▶ [Exercise requirements]: Reproduce the listing word for word. Skip any image.

▶ [Collected data]:
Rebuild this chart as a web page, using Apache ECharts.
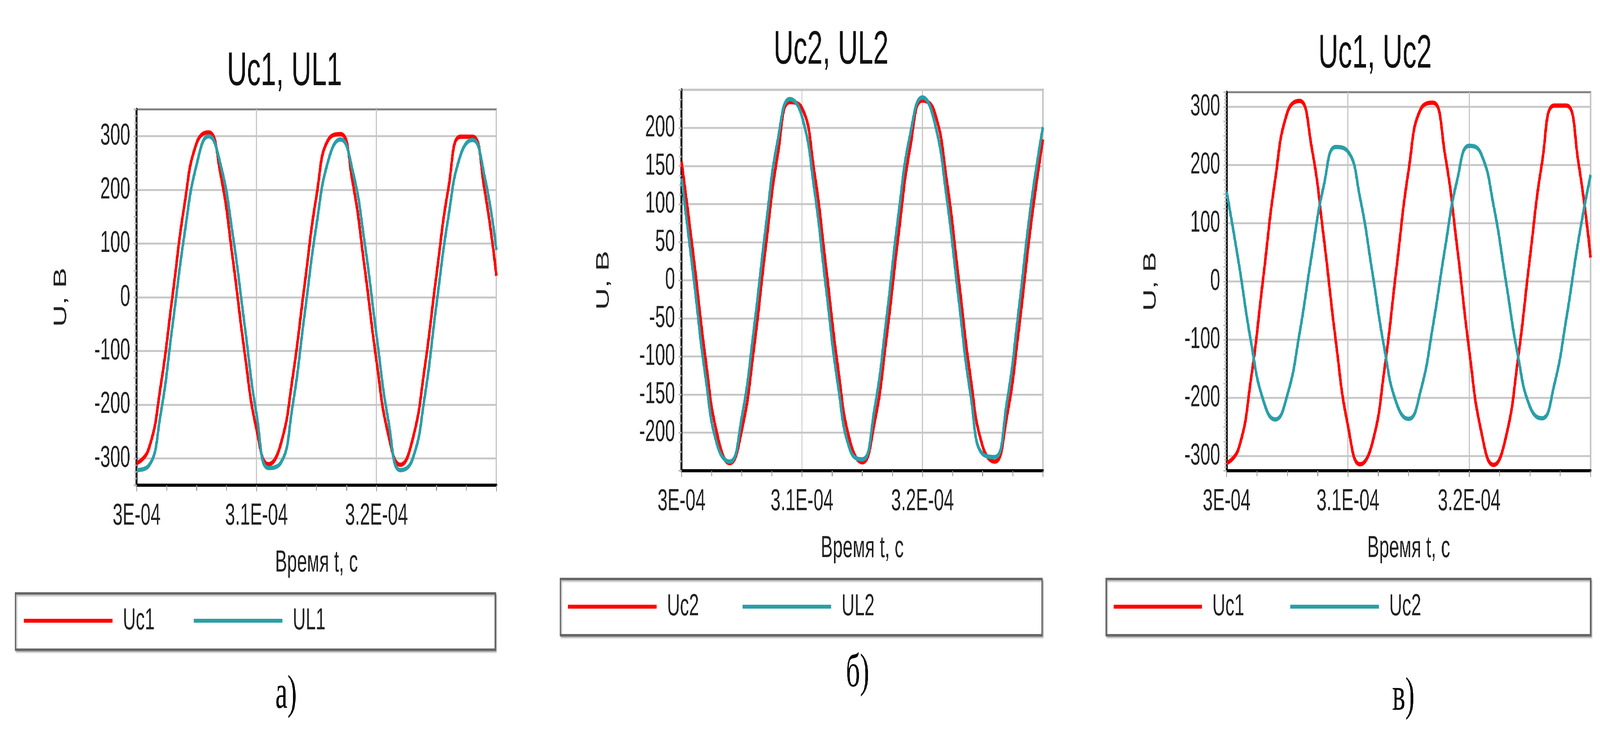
<!DOCTYPE html>
<html><head><meta charset="utf-8">
<script src="https://cdn.jsdelivr.net/npm/echarts@6/dist/echarts.min.js"></script>
<style>html,body{margin:0;padding:0;background:#fff;overflow:hidden;}
#wrap{position:absolute;left:0;top:0;width:6956px;height:1925px;transform-origin:0 0;}
.c{position:absolute;left:0;top:0;width:6956px;height:1925px;}</style>
</head><body>
<div id="wrap"><div id="c0" class="c"></div><div id="c1" class="c"></div><div id="c2" class="c"></div></div>
<script>
// time samples, s
const timeS = [3.00e-4,3.01e-4,3.02e-4,3.03e-4,3.04e-4,3.05e-4,3.06e-4,3.07e-4,3.08e-4,3.09e-4,3.10e-4,3.11e-4,3.12e-4,3.13e-4,3.14e-4,3.15e-4,3.16e-4,3.17e-4,3.18e-4,3.19e-4,3.20e-4,3.21e-4,3.22e-4,3.23e-4,3.24e-4,3.25e-4,3.26e-4,3.27e-4,3.28e-4,3.29e-4,3.30e-4];
// panel a
const uc1A = [-309,-283,-166,4,174,287,307,229,75,-102,-246,-311,-275,-151,22,189,294,304,216,58,-118,-257,-312,-266,-135,41,203,299,299,202,40];
const ul1A = [-322,-314,-218,-51,119,247,300,247,119,-51,-218,-318,-309,-203,-33,135,256,294,237,104,-70,-231,-322,-302,-189,-14,150,264,293,227,88];
// panel b
const uc2B = [156,31,-104,-205,-240,-197,-91,45,166,234,226,145,17,-116,-212,-239,-189,-78,58,176,236,221,133,3,-128,-218,-238,-180,-65,72,185];
const ul2B = [134,4,-128,-218,-238,-180,-65,71,185,238,215,122,-11,-139,-223,-235,-171,-52,85,193,240,208,110,-24,-151,-228,-232,-161,-38,98,201];
// panel c
const uc1C = [-312,-286,-168,4,175,290,310,231,76,-103,-248,-314,-278,-152,23,191,296,307,218,59,-119,-259,-315,-269,-136,41,204,302,302,204,41];
const uc2C = [154,31,-103,-203,-237,-195,-90,44,164,231,223,143,17,-115,-209,-236,-187,-77,57,174,233,218,131,3,-126,-215,-235,-178,-64,71,183];
const xTickLabels = {300:'3E-04',310:'3.1E-04',320:'3.2E-04'};
const titles = ['Uc1, UL1','Uc2, UL2','Uc1, Uc2'];
const seriesNames = [['Uc1','UL1'],['Uc2','UL2'],['Uc1','Uc2']];
const seriesData = [[uc1A,ul1A],[uc2B,ul2B],[uc1C,uc2C]];
const panelLetters = ['а)','б)','в)'];
const yAxes = [
  {min:-350,max:350,interval:50,labelStep:100,split:['rgba(0,0,0,0)','#c8c8c8']},
  {min:-250,max:250,interval:50,labelStep:50,labelMax:200,split:['#c8c8c8']},
  {min:-325,max:325,interval:25,labelStep:100,split:['rgba(0,0,0,0)','#c8c8c8','rgba(0,0,0,0)','rgba(0,0,0,0)']}
];
const layout = [
  {gl:594,gw:1564,gt:280,gh:962,tx:1232,ty:120,box:[67,1519,2086,144],lx:104,ly:1550,lgap:170,px:1197,py:1720,yGap:290},
  {gl:2963,gw:1571,gt:230,gh:975,tx:3608,ty:65,box:[2436,1482,2094,144],lx:2470,ly:1514,lgap:190,px:3678,py:1665,yGap:300},
  {gl:5333,gw:1582,gt:236,gh:969,tx:5973,ty:75,box:[4809,1482,2106,144],lx:4841,ly:1514,lgap:200,px:6053,py:1725,yGap:292}
];
const colors = ['#ff0000','#2a9fa8'];
const NF = '"Liberation Sans Narrow","Liberation Sans",Arial,sans-serif';
const wrap = document.getElementById('wrap');
wrap.style.transform = 'scale(' + (window.innerWidth/6956) + ',' + (window.innerHeight/1925) + ')';
for (let i=0;i<3;i++){
  const L = layout[i], Y = yAxes[i];
  const ch = echarts.init(document.getElementById('c'+i), null, {width:6956, height:1925});
  ch.setOption({
    animation:false,
    title:{text:titles[i],left:L.tx,top:L.ty,textAlign:'center',textStyle:{fontFamily:'"Liberation Sans",Arial',fontWeight:'normal',fontSize:120,color:'#111'}},
    grid:{left:L.gl,top:L.gt,width:L.gw,height:L.gh,show:true,borderColor:'#808080',borderWidth:5,backgroundColor:'#fff'},
    xAxis:{type:'value',min:3.0e-4,max:3.3e-4,interval:1e-5,
      name:'Время t, с',nameLocation:'middle',nameGap:160,nameTextStyle:{fontFamily:NF,fontSize:78,color:'#222'},
      axisLine:{onZero:false,lineStyle:{color:'#000',width:8}},
      axisTick:{show:true,length:16,lineStyle:{color:'#999',width:4}},
      minorTick:{show:true,splitNumber:4,length:14,lineStyle:{color:'#999',width:4}},
      axisLabel:{margin:40,fontFamily:NF,fontSize:78,color:'#222',formatter:v=>xTickLabels[Math.round(v*1e6)]||''},
      splitLine:{show:true,lineStyle:{color:'#c8c8c8',width:5}}},
    yAxis:{type:'value',min:Y.min,max:Y.max,interval:Y.interval,
      name:'U, В',nameLocation:'middle',nameGap:L.yGap,nameTextStyle:{fontFamily:NF,fontSize:78,color:'#222'},
      axisLine:{show:true,onZero:false,lineStyle:{color:'#000',width:8}},
      axisTick:{show:true,length:14,lineStyle:{color:'#bbb',width:4}},
      minorTick:{show:true,splitNumber:4,length:10,lineStyle:{color:'#bbb',width:4}},
      axisLabel:{margin:28,fontFamily:NF,fontSize:78,color:'#222',formatter:v=>{
        if (Y.labelMax!==undefined && Math.abs(v)>Y.labelMax) return '';
        return (Math.round(v)%Y.labelStep===0)?String(Math.round(v)):'';}},
      splitLine:{show:true,lineStyle:{color:Y.split,width:5}}},
    legend:{left:L.lx,top:L.ly,padding:0,itemWidth:385,itemHeight:10,itemGap:L.lgap,icon:'rect',
      textStyle:{fontFamily:NF,fontSize:78,color:'#222',padding:[0,0,0,40]},data:seriesNames[i]},
    graphic:[
      {type:'rect',z:-1,shape:{x:L.box[0],y:L.box[1],width:L.box[2],height:L.box[3]},style:{fill:'#fff',stroke:'#666',lineWidth:6,shadowColor:'rgba(0,0,0,0.3)',shadowOffsetX:4,shadowOffsetY:4,shadowBlur:4}},
      {type:'text',left:L.px,top:L.py,style:{text:panelLetters[i],font:'120px "Liberation Serif","Times New Roman",serif',fill:'#000'}}
    ],
    series:[0,1].map(s=>({type:'line',name:seriesNames[i][s],smooth:true,symbol:'none',
      lineStyle:{color:colors[s],width:11},itemStyle:{color:colors[s]},
      data:timeS.map((t,k)=>[t,seriesData[i][s][k]])}))
  });
}
</script></body></html>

▶ [Written answer]:
Rebuild this chart as a web page, using Apache ECharts.
<!DOCTYPE html>
<html><head><meta charset="utf-8">
<script src="https://cdn.jsdelivr.net/npm/echarts@6/dist/echarts.min.js"></script>
<style>html,body{margin:0;padding:0;background:#fff;overflow:hidden;}
#wrap{position:absolute;left:0;top:0;width:6956px;height:1925px;transform-origin:0 0;}
.c{position:absolute;left:0;top:0;width:6956px;height:1925px;}</style>
</head><body>
<div id="wrap"><div id="c0" class="c"></div><div id="c1" class="c"></div><div id="c2" class="c"></div></div>
<script>
// time samples, s
const timeS = [3.00e-4,3.01e-4,3.02e-4,3.03e-4,3.04e-4,3.05e-4,3.06e-4,3.07e-4,3.08e-4,3.09e-4,3.10e-4,3.11e-4,3.12e-4,3.13e-4,3.14e-4,3.15e-4,3.16e-4,3.17e-4,3.18e-4,3.19e-4,3.20e-4,3.21e-4,3.22e-4,3.23e-4,3.24e-4,3.25e-4,3.26e-4,3.27e-4,3.28e-4,3.29e-4,3.30e-4];
// panel a
const uc1A = [-309,-283,-166,4,174,287,307,229,75,-102,-246,-311,-275,-151,22,189,294,304,216,58,-118,-257,-312,-266,-135,41,203,299,299,202,40];
const ul1A = [-322,-314,-218,-51,119,247,300,247,119,-51,-218,-318,-309,-203,-33,135,256,294,237,104,-70,-231,-322,-302,-189,-14,150,264,293,227,88];
// panel b
const uc2B = [156,31,-104,-205,-240,-197,-91,45,166,234,226,145,17,-116,-212,-239,-189,-78,58,176,236,221,133,3,-128,-218,-238,-180,-65,72,185];
const ul2B = [134,4,-128,-218,-238,-180,-65,71,185,238,215,122,-11,-139,-223,-235,-171,-52,85,193,240,208,110,-24,-151,-228,-232,-161,-38,98,201];
// panel c
const uc1C = [-312,-286,-168,4,175,290,310,231,76,-103,-248,-314,-278,-152,23,191,296,307,218,59,-119,-259,-315,-269,-136,41,204,302,302,204,41];
const uc2C = [154,31,-103,-203,-237,-195,-90,44,164,231,223,143,17,-115,-209,-236,-187,-77,57,174,233,218,131,3,-126,-215,-235,-178,-64,71,183];
const xTickLabels = {300:'3E-04',310:'3.1E-04',320:'3.2E-04'};
const titles = ['Uc1, UL1','Uc2, UL2','Uc1, Uc2'];
const seriesNames = [['Uc1','UL1'],['Uc2','UL2'],['Uc1','Uc2']];
const seriesData = [[uc1A,ul1A],[uc2B,ul2B],[uc1C,uc2C]];
const panelLetters = ['а)','б)','в)'];
const yAxes = [
  {min:-350,max:350,interval:50,labelStep:100,split:['rgba(0,0,0,0)','#c8c8c8']},
  {min:-250,max:250,interval:50,labelStep:50,labelMax:200,split:['#c8c8c8']},
  {min:-325,max:325,interval:25,labelStep:100,split:['rgba(0,0,0,0)','#c8c8c8','rgba(0,0,0,0)','rgba(0,0,0,0)']}
];
const layout = [
  {gl:594,gw:1564,gt:280,gh:962,tx:1232,ty:120,box:[67,1519,2086,144],lx:104,ly:1550,lgap:170,px:1197,py:1720,yGap:290},
  {gl:2963,gw:1571,gt:230,gh:975,tx:3608,ty:65,box:[2436,1482,2094,144],lx:2470,ly:1514,lgap:190,px:3678,py:1665,yGap:300},
  {gl:5333,gw:1582,gt:236,gh:969,tx:5973,ty:75,box:[4809,1482,2106,144],lx:4841,ly:1514,lgap:200,px:6053,py:1725,yGap:292}
];
const colors = ['#ff0000','#2a9fa8'];
const NF = '"Liberation Sans Narrow","Liberation Sans",Arial,sans-serif';
const wrap = document.getElementById('wrap');
wrap.style.transform = 'scale(' + (window.innerWidth/6956) + ',' + (window.innerHeight/1925) + ')';
for (let i=0;i<3;i++){
  const L = layout[i], Y = yAxes[i];
  const ch = echarts.init(document.getElementById('c'+i), null, {width:6956, height:1925});
  ch.setOption({
    animation:false,
    title:{text:titles[i],left:L.tx,top:L.ty,textAlign:'center',textStyle:{fontFamily:'"Liberation Sans",Arial',fontWeight:'normal',fontSize:120,color:'#111'}},
    grid:{left:L.gl,top:L.gt,width:L.gw,height:L.gh,show:true,borderColor:'#808080',borderWidth:5,backgroundColor:'#fff'},
    xAxis:{type:'value',min:3.0e-4,max:3.3e-4,interval:1e-5,
      name:'Время t, с',nameLocation:'middle',nameGap:160,nameTextStyle:{fontFamily:NF,fontSize:78,color:'#222'},
      axisLine:{onZero:false,lineStyle:{color:'#000',width:8}},
      axisTick:{show:true,length:16,lineStyle:{color:'#999',width:4}},
      minorTick:{show:true,splitNumber:4,length:14,lineStyle:{color:'#999',width:4}},
      axisLabel:{margin:40,fontFamily:NF,fontSize:78,color:'#222',formatter:v=>xTickLabels[Math.round(v*1e6)]||''},
      splitLine:{show:true,lineStyle:{color:'#c8c8c8',width:5}}},
    yAxis:{type:'value',min:Y.min,max:Y.max,interval:Y.interval,
      name:'U, В',nameLocation:'middle',nameGap:L.yGap,nameTextStyle:{fontFamily:NF,fontSize:78,color:'#222'},
      axisLine:{show:true,onZero:false,lineStyle:{color:'#000',width:8}},
      axisTick:{show:true,length:14,lineStyle:{color:'#bbb',width:4}},
      minorTick:{show:true,splitNumber:4,length:10,lineStyle:{color:'#bbb',width:4}},
      axisLabel:{margin:28,fontFamily:NF,fontSize:78,color:'#222',formatter:v=>{
        if (Y.labelMax!==undefined && Math.abs(v)>Y.labelMax) return '';
        return (Math.round(v)%Y.labelStep===0)?String(Math.round(v)):'';}},
      splitLine:{show:true,lineStyle:{color:Y.split,width:5}}},
    legend:{left:L.lx,top:L.ly,padding:0,itemWidth:385,itemHeight:10,itemGap:L.lgap,icon:'rect',
      textStyle:{fontFamily:NF,fontSize:78,color:'#222',padding:[0,0,0,40]},data:seriesNames[i]},
    graphic:[
      {type:'rect',z:-1,shape:{x:L.box[0],y:L.box[1],width:L.box[2],height:L.box[3]},style:{fill:'#fff',stroke:'#666',lineWidth:6,shadowColor:'rgba(0,0,0,0.3)',shadowOffsetX:4,shadowOffsetY:4,shadowBlur:4}},
      {type:'text',left:L.px,top:L.py,style:{text:panelLetters[i],font:'120px "Liberation Serif","Times New Roman",serif',fill:'#000'}}
    ],
    series:[0,1].map(s=>({type:'line',name:seriesNames[i][s],smooth:true,symbol:'none',
      lineStyle:{color:colors[s],width:11},itemStyle:{color:colors[s]},
      data:timeS.map((t,k)=>[t,seriesData[i][s][k]])}))
  });
}
</script></body></html>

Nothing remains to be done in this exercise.